Not for squares.
50 disparate people stand in a staggered circle facing each other, on some kind of technological dais, where the floor is touch-sensitive to their presence, so they cannot move off their individual space or touch each other on pain of electrocution. Black background, like some episode of LOST IN SPACE or THE TIME TUNNEL. Every two minutes, one of them is killed via an electric jolt and dragged into the mysterious black.
Is there a point to this arbitrary wastage of human life? Is there an escape from this immobilizing trap? Is there surcease from the ongoing trauma of wondering when your time is up? Is there a jockstrap big enough to hold the balls of these filmmakers?
A feature film debut from writer-directors Aaron Hann and Mario Miscione, CIRCLE is that rare pitch that immediately inspires provocative thought: 1 location, 50 people, each dying one at a time… (Y’know, I couldn’t find the budget for CIRCLE but I’m presuming that the whole production cost less than the hair gel budget for Captain America in THE AVENGERS.)

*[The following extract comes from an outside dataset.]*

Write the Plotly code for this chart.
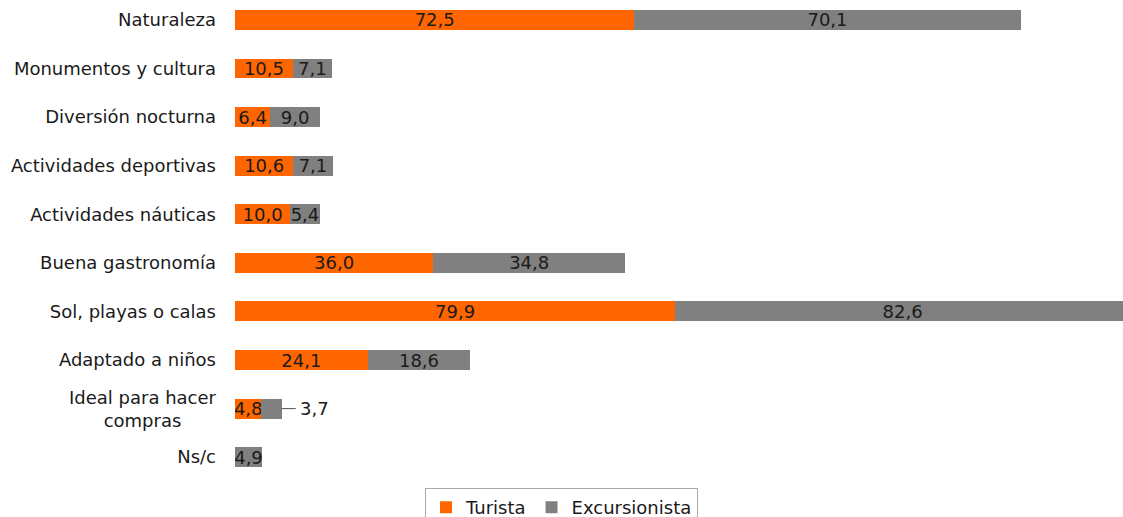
import plotly.graph_objects as go

categorias = ["Naturaleza", "Monumentos y cultura", "Diversión nocturna",
              "Actividades deportivas", "Actividades náuticas", "Buena gastronomía",
              "Sol, playas o calas", "Adaptado a niños", "Ideal para hacer compras", "Ns/c"]
turista = [72.5, 10.5, 6.4, 10.6, 10.0, 36.0, 79.9, 24.1, 4.8, 0]
excursionista = [70.1, 7.1, 9.0, 7.1, 5.4, 34.8, 82.6, 18.6, 3.7, 4.9]

FONT = "DejaVu Sans"
NARANJA = "#FF6600"
GRIS = "#808080"
TXT = "#1a1a1a"


def fmt(v):
    return f"{v:.1f}".replace(".", ",")


# etiquetas de barra (la 3,7 va fuera con una línea)
txt_tur = [fmt(v) if v > 0 else "" for v in turista]
txt_exc = [fmt(v) for v in excursionista]
txt_exc[8] = ""

ticktext = [c if c != "Ideal para hacer compras" else "" for c in categorias]

fig = go.Figure()
fig.add_trace(go.Bar(y=categorias, x=turista, name="Turista", orientation="h",
                     marker=dict(color=NARANJA, line=dict(width=0)),
                     text=txt_tur, textposition="inside", insidetextanchor="middle",
                     constraintext="none", textangle=0,
                     textfont=dict(color=TXT, size=18, family=FONT)))
fig.add_trace(go.Bar(y=categorias, x=excursionista, name="Excursionista", orientation="h",
                     marker=dict(color=GRIS, line=dict(width=0)),
                     text=txt_exc, textposition="inside", insidetextanchor="middle",
                     constraintext="none", textangle=0,
                     textfont=dict(color=TXT, size=18, family=FONT)))

# 3,7 fuera de la barra
x37 = turista[8] + excursionista[8]
fig.add_annotation(x=x37, y=categorias[8], xref="x", yref="y",
                   ax=x37 + 2.8, ay=categorias[8], axref="x", ayref="y",
                   text="", showarrow=True, arrowhead=0, arrowwidth=1, arrowcolor="#555555")
fig.add_annotation(x=x37 + 3.0, y=categorias[8], xref="x", yref="y", xanchor="left",
                   text=fmt(excursionista[8]), showarrow=False,
                   font=dict(size=18, color=TXT, family=FONT))

# etiqueta de dos líneas centrada
fig.add_annotation(x=0, y=categorias[8], xref="paper", yref="y", xanchor="right",
                   xshift=-16, align="center", showarrow=False,
                   text="Ideal para hacer<br>compras",
                   font=dict(size=18, color=TXT, family=FONT))

fig.update_layout(
    width=1123, height=517,
    barmode="stack", bargap=0.59,
    plot_bgcolor="white", paper_bgcolor="white",
    margin=dict(l=235, r=0, t=0, b=37, autoexpand=False),
    font=dict(family=FONT, size=18, color=TXT),
    xaxis=dict(range=[0, 161.2], visible=False),
    yaxis=dict(categoryorder="array", categoryarray=categorias,
               tickmode="array", tickvals=categorias, ticktext=ticktext,
               range=[9.47, -0.41], showgrid=False, showline=False,
               ticks="", ticklabelstandoff=18, automargin=False,
               tickfont=dict(size=18, color=TXT, family=FONT)),
    legend=dict(orientation="h", xref="container", x=0.5, xanchor="center",
                yref="container", y=0.056, yanchor="top",
                bordercolor="#aaaaaa", borderwidth=1,
                font=dict(size=18, family=FONT, color=TXT),
                itemwidth=30, traceorder="normal", tracegroupgap=0),
    showlegend=True,
)

# quitar el margen del body para que la figura empiece en (0, 0)
fig.write_html("out.html", config={"displayModeBar": False},
               post_script="document.body.style.margin='0';")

An ingenious ensemble piece featuring all unknowns (except maybe Julie Benz, a striking hotness who was in RAMBO and SAW V, and a few That Guys), no character is safe from the fatal electric jolt. What we think may be long-term characters to hold together a throughline, or characters ripe for redemption, or just plain better actors with interesting backstories, are unceremoniously cut down, leaving us at many intervals grasping for meaning as futilely as the protagonists in the Circle.
The characters can only interact verbally, soon discovering they have minimal control over who is to die next, by manipulating their hands to move lighted floor pointers to the person of their choice. They find they cannot vote for themselves, and if more than one person gets an equal amount of death votes, the Circle then makes the final choice on who dies.
Artfully woven into the desperate dialogue are unresolved social issues like racism, age-ism, politics, adultery, motherhood, altruism, capitalism, xenophobia. The existential question that keeps arising: Who amongst us is worthy enough to be the last person standing?
It’s a well-made thought-experiment, but cannot sustain the tension for a few reasons:
1) Once you come to terms with the inevitability of your own death, and once we as the audience come to terms with the fact that there is probably no way out for any cast member, no matter how sexy or kind or redeemed or useful to society – all hope IS lost. There is no more reason to hold onto life, which, it would seem, is not precious at all, if all the struggles of all these different people from such different walks of life, all come to nought.
2) Get 50 people in a room together. See what happens. I have no faith in humankind at all, especially with wildly differing intelligence and sociological strata, as in CIRCLE’s situation. The only “faith” I have in human nature, is that if you put enough humans together in a stultifying space, soon enough they’ll turn into a clutch of idiots that don’t deserve to live. There are certain points where CIRCLE tries to emulate the discordant natter of opposing viewpoints, but it fails at conveying the cackling shout-fest, politics-fest, ethics-fest, hot-button-issue fest, racist-fest that this claustrophobic situation would devolve to within 5 minutes. Not saying there are not intelligent people among these 50, but, as in real society, the intelligentsia is drowned out by the morons (cough-Dumbo Donald supporters).
3) As soon as someone mentions “aliens” – and it turns out to be a credible assumption – you lose me at anal-probing.
CIRCLE is to be enjoyed in the moment, within its 1 hr 27 min runtime. If you take away anything from it, it’s that humans are a clutch of idiots that don’t deserve to live.